Because $\gamma$ governs whether scale helps, recent work attacks each of its levers. Local-update training in the DiLoCo line (Douillard et al., 2024) and its open replications let workers take many optimizer steps between communications, slashing how often the all-reduce fires and enabling training over ordinary internet links where $B$ is small; follow-on streaming and asynchronous variants in 2024 to 2025 push this toward genuinely geo-distributed runs. Gradient and optimizer-state compression (the PowerSGD and 1-bit-Adam lineage, and newer low-rank and quantized all-reduce schemes) shrink the effective $g$ so each collective moves fewer bytes. At the systems level, NCCL and its successors plus topology-aware collective scheduling raise the effective $B$ and overlap the all-reduce with the backward pass so aggressively that, in the best case, $T_{\text{comm}}$ nearly vanishes from the critical path. We return to these with the analytical machinery to compare them in Chapter 10; for now, read every one of them as an engineered assault on the ratio defined in this section.

Exercise 4.1.1: Find the Break-Even Worker Count Analysis

Using the ratio $\gamma = \frac{2(K-1)}{K} \cdot \frac{g\,R}{6\,b\,B}$, hold the global batch $G$ fixed so that the local batch is $b = G/K$, and substitute to get $\gamma$ as a function of $K$ alone. Solve $\gamma = 1$ for $K$ with the values in Code 4.1.1 ($G = 2048$, $g = 2$ bytes, $R = 312 \times 10^{12}$, $B = 600 \times 10^{9}$). Confirm your answer falls between the $K = 4$ and $K = 16$ rows of Output 4.1.1, and explain in one sentence why the parameter count $P$ never entered your calculation.

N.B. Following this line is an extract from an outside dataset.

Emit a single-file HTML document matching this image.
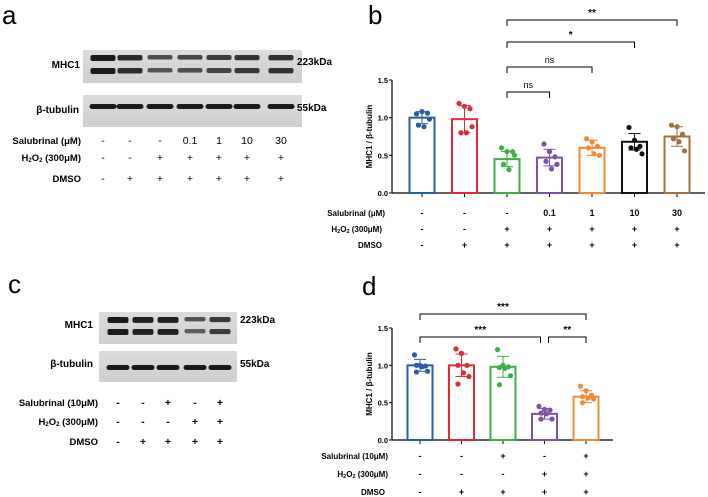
<!DOCTYPE html>
<html><head><meta charset="utf-8"><style>
body{margin:0;background:#fff}
svg{display:block;font-family:"Liberation Sans",sans-serif}
.lbl{font-weight:bold;font-size:10px}
</style></head><body>
<svg id="fig" width="708" height="497" viewBox="0 0 708 497">
<defs>
<linearGradient id="bg" x1="0" x2="0" y1="0" y2="1"><stop offset="0" stop-color="#dcdcdc"/><stop offset="1" stop-color="#cfcfcf"/></linearGradient>
</defs>
<text x="2" y="24" font-size="26">a</text>
<rect x="83" y="50" width="219" height="33" fill="url(#bg)"/>
<rect x="83" y="95" width="219" height="32" fill="url(#bg)"/>
<text class="lbl" x="80" y="68" text-anchor="end">MHC1</text>
<text class="lbl" x="79" y="113" text-anchor="end">β-tubulin</text>
<text class="lbl" x="297" y="65">223kDa</text>
<text class="lbl" x="297" y="111">55kDa</text>
<g id="bandsA"></g>
<g id="rowsA" font-size="9"></g>
<text x="8" y="293" font-size="26">c</text>
<rect x="99" y="312" width="138" height="32" fill="url(#bg)"/>
<rect x="99" y="351" width="138" height="31" fill="url(#bg)"/>
<text class="lbl" x="93" y="328" text-anchor="end">MHC1</text>
<text class="lbl" x="93" y="367" text-anchor="end">β-tubulin</text>
<text class="lbl" x="240" y="323">223kDa</text>
<text class="lbl" x="240" y="367">55kDa</text>
<g id="bandsC"></g>
<g id="rowsC" font-size="9"></g>
<text x="368" y="24" font-size="26">b</text>
<text x="362" y="295" font-size="26">d</text>
<g id="chartB"></g>
<g id="chartD"></g>
</svg>
<script>
const bCats=["ctrl","dmso","h2o2","s0.1","s1","s10","s30"];
const bMeans=[1.0,0.98,0.45,0.47,0.60,0.68,0.75];
const bSD=[0.08,0.18,0.10,0.11,0.10,0.11,0.13];
const bDots=[[1.05,1.08,1.06,0.90,0.88,0.98],[1.19,1.15,1.12,0.80,0.80,0.88],[0.60,0.55,0.55,0.38,0.31,0.50],[0.65,0.55,0.48,0.42,0.32,0.38],[0.72,0.68,0.62,0.60,0.52,0.50],[0.87,0.70,0.62,0.60,0.58,0.52],[0.90,0.88,0.78,0.72,0.68,0.56]];
const bColors=["#2a5ca8","#e02a35","#3fae49","#7b52a5","#f08a36","#111111","#9a7440"];
const bRow1=["-","-","-","0.1","1","10","30"];
const bRow2=["-","-","+","+","+","+","+"];
const bRow3=["-","+","+","+","+","+","+"];
const bSig=[["**",2,6],["*",2,5],["ns",2,4],["ns",2,3]];
const dMeans=[1.0,1.0,0.98,0.35,0.58];
const dSD=[0.08,0.15,0.14,0.07,0.08];
const dDots=[[1.14,1.00,0.99,1.00,0.98,0.92,0.91],[1.22,1.16,1.00,1.00,0.90,0.85,0.75],[1.21,1.00,0.98,0.97,0.96,0.86,0.74],[0.45,0.41,0.40,0.36,0.35,0.28,0.28],[0.72,0.66,0.60,0.58,0.56,0.55,0.50]];
const dColors=["#2a5ca8","#e02a35","#3fae49","#7b52a5","#f08a36"];
const dRow1=["-","-","+","-","+"];
const dRow2=["-","-","-","+","+"];
const dRow3=["-","+","+","+","+"];
const yTicks=[0,0.5,1.0,1.5];
const tickLabels=["0.0","0.5","1.0","1.5"];
const aLanes=[103,130,160,190,219,247,281];
const aMHC=[1.0,0.85,0.5,0.55,0.65,0.75,0.8];
const aRow1=["-","-","-","0.1","1","10","30"];
const aRow2=["-","-","+","+","+","+","+"];
const aRow3=["-","+","+","+","+","+","+"];
const cLanes=[118,143,168,195,220];
const cMHC=[1.0,0.95,0.95,0.45,0.7];
const cRow1=["-","-","+","-","+"];
const cRow2=["-","-","-","+","+"];
const cRow3=["-","+","+","+","+"];

const NS="http://www.w3.org/2000/svg";
function mk(parent,tag,attrs){const e=document.createElementNS(NS,tag);for(const k in attrs)e.setAttribute(k,attrs[k]);parent.appendChild(e);return e;}
function txt(parent,x,y,s,size,anchor,bold){const t=mk(parent,"text",{x:x,y:y,"font-size":size,"text-anchor":anchor||"middle","font-weight":bold?"bold":"normal"});t.textContent=s;return t;}

function blot(g,lanes,mhc,y1,y2,yt,w){
  lanes.forEach((x,i)=>{
    const a=mhc[i];
    const b1=mk(g,"rect",{x:x-w/2,y:y1,width:w,height:3+3*a,rx:2,fill:"#111","fill-opacity":0.45+0.5*a});
    
    
    const b2=mk(g,"rect",{x:x-w/2,y:y2,width:w,height:3+3*a,rx:2,fill:"#111","fill-opacity":0.35+0.6*a});
    
    
    const b3=mk(g,"rect",{x:x-w/2-1,y:yt,width:w+2,height:5,rx:2.5,fill:"#1a1a1a"});
    
    
  });
}
blot(document.getElementById("bandsA"),aLanes,aMHC,55,68,104,25);
blot(document.getElementById("bandsC"),cLanes,cMHC,317,329,365,21);

function rows(g,lanes,rowsArr,ys,labels,labx,bold){
  labels.forEach((l,r)=>{
    const t=txt(g,labx,ys[r],"",9.5,"end",true);
    t.innerHTML=l;
    
    
    lanes.forEach((x,i)=>{
      const v=txt(g,x,ys[r],rowsArr[r][i],10.5,"middle",bold);
      
      
    });
  });
}
rows(document.getElementById("rowsA"),aLanes,[aRow1,aRow2,aRow3],[144,161,182],["Salubrinal (μM)","H<tspan font-size='6' dy='1'>2</tspan><tspan dy='-1'>O</tspan><tspan font-size='6' dy='1'>2</tspan><tspan dy='-1'> (300μM)</tspan>","DMSO"],81,false);
rows(document.getElementById("rowsC"),cLanes,[cRow1,cRow2,cRow3],[406,425,445],["Salubrinal (10μM)","H<tspan font-size='6' dy='1'>2</tspan><tspan dy='-1'>O</tspan><tspan font-size='6' dy='1'>2</tspan><tspan dy='-1'> (300μM)</tspan>","DMSO"],98,true);

function chart(g,cfg){
  const y=v=>cfg.y0-(cfg.y0-cfg.y15)*v/1.5;
  const xc=i=>cfg.x0+cfg.step*i;
  let e=mk(g,"line",{x1:cfg.ax,y1:y(1.5),x2:cfg.ax,y2:y(0),stroke:"#000","stroke-width":1.2});
  
  e=mk(g,"line",{x1:cfg.ax,y1:y(0),x2:cfg.xend,y2:y(0),stroke:"#000","stroke-width":1.2});
  
  yTicks.forEach((t,i)=>{
    mk(g,"line",{x1:cfg.ax-3,y1:y(t),x2:cfg.ax,y2:y(t),stroke:"#000"});
    const l=txt(g,cfg.ax-4,y(t)+3,tickLabels[i],7.5,"end",true);
    
  });
  const yt=txt(g,0,0,"MHC1 / β-tubulin",8,"middle",true);
  yt.setAttribute("transform",`translate(${cfg.ax-20},${(y(0)+y(1.5))/2}) rotate(-90)`);
  
  cfg.means.forEach((m,i)=>{
    const x=xc(i),c=cfg.colors[i];
    mk(g,"line",{x1:x,y1:y(0),x2:x,y2:y(0)+4,stroke:"#000"});
    const b=mk(g,"rect",{x:x-12.5,y:y(m),width:25,height:y(0)-y(m),fill:"#fff",stroke:c,"stroke-width":2});
    
    const s=cfg.sd[i];
    mk(g,"line",{x1:x,y1:y(m+s),x2:x,y2:y(m-s),stroke:c,"stroke-width":1});
    mk(g,"line",{x1:x-6,y1:y(m+s),x2:x+6,y2:y(m+s),stroke:c,"stroke-width":1});
    mk(g,"line",{x1:x-6,y1:y(m-s),x2:x+6,y2:y(m-s),stroke:c,"stroke-width":1});
    cfg.dots[i].forEach((v,j)=>{
      const off=(j%3-1)*5.5+(j>=3?2:0);
      const d=mk(g,"circle",{cx:x+off,cy:y(v),r:2.6,fill:c});
      
    });
    cfg.rows.forEach((r,k)=>{
      const t=txt(g,x,cfg.rowY[k],r[i],9,"middle",true);
      
    });
  });
  cfg.rowLabels.forEach((l,k)=>{
    const t=txt(g,cfg.labX[k],cfg.rowY[k],"",8,"end",true);
    t.innerHTML=l;
    
  });
  cfg.sig.forEach(s=>{
    const x1=xc(s[1])+(s[4]||0),x2=xc(s[2])+(s[5]||0),by=s[3];
    const p=mk(g,"path",{d:`M${x1},${by+6}V${by}H${x2}V${by+6}`,fill:"none",stroke:"#000","stroke-width":1});
    
    const t=txt(g,(x1+x2)/2,by-4,s[0],s[0]=="ns"?9:10,"middle",s[0]!="ns");
    
  });
}
const h2o="H<tspan font-size='5.5' dy='1'>2</tspan><tspan dy='-1'>O</tspan><tspan font-size='5.5' dy='1'>2</tspan><tspan dy='-1'> (300μM)</tspan>";
chart(document.getElementById("chartB"),{y0:193,y15:80,ax:392,xend:705,x0:422,step:42.5,means:bMeans,sd:bSD,dots:bDots,colors:bColors,
  rows:[bRow1,bRow2,bRow3],rowY:[216,232,248],rowLabels:["Salubrinal (μM)",h2o,"DMSO"],labX:[385,382,382],
  sig:[[bSig[0][0],2,6,20],[bSig[1][0],2,5,42],[bSig[2][0],2,4,67],[bSig[3][0],2,3,92]]});
chart(document.getElementById("chartD"),{y0:440,y15:328,ax:392,xend:613,x0:420,step:41.5,means:dMeans,sd:dSD,dots:dDots,colors:dColors,
  rows:[dRow1,dRow2,dRow3],rowY:[459,477,495],rowLabels:["Salubrinal (10μM)",h2o,"DMSO"],labX:[388,388,385],
  sig:[["***",0,4,314],["***",0,3,337,0,-4],["**",3,4,337,4,0]]});
</script>
</body></html>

Exercise 4.1.2: Add the Latency Term Coding

Code 4.1.1 keeps only the bandwidth term of communication cost. Extend allreduce_seconds to add a fixed latency floor of the form $2(K-1)\alpha$ for a per-message latency $\alpha$ (try $\alpha = 5$ microseconds), modeling the $K-1$ rounds of a ring all-reduce. Re-run the strong-scaling sweep and identify the smallest model size $P$ at which the latency term still matters at $K = 1024$. Explain why latency dominates for tiny gradients and bandwidth dominates for large ones, connecting your finding to the cost model of Section 3.8.

Exercise 4.1.3: Weak Scaling Versus Strong Scaling Conceptual

The sweep in Code 4.1.1 is strong scaling: a fixed global batch divided among more workers. Describe weak scaling instead, where the local batch $b$ is held constant and the global batch grows with $K$. Using the ratio formula, argue what happens to $\gamma$ as $K$ grows under weak scaling, and explain why weak scaling keeps a step compute-bound far longer than strong scaling does. Then state the catch: name one reason you cannot grow the global batch without limit, and point to where Amdahl-style reasoning from Section 3.5 reappears.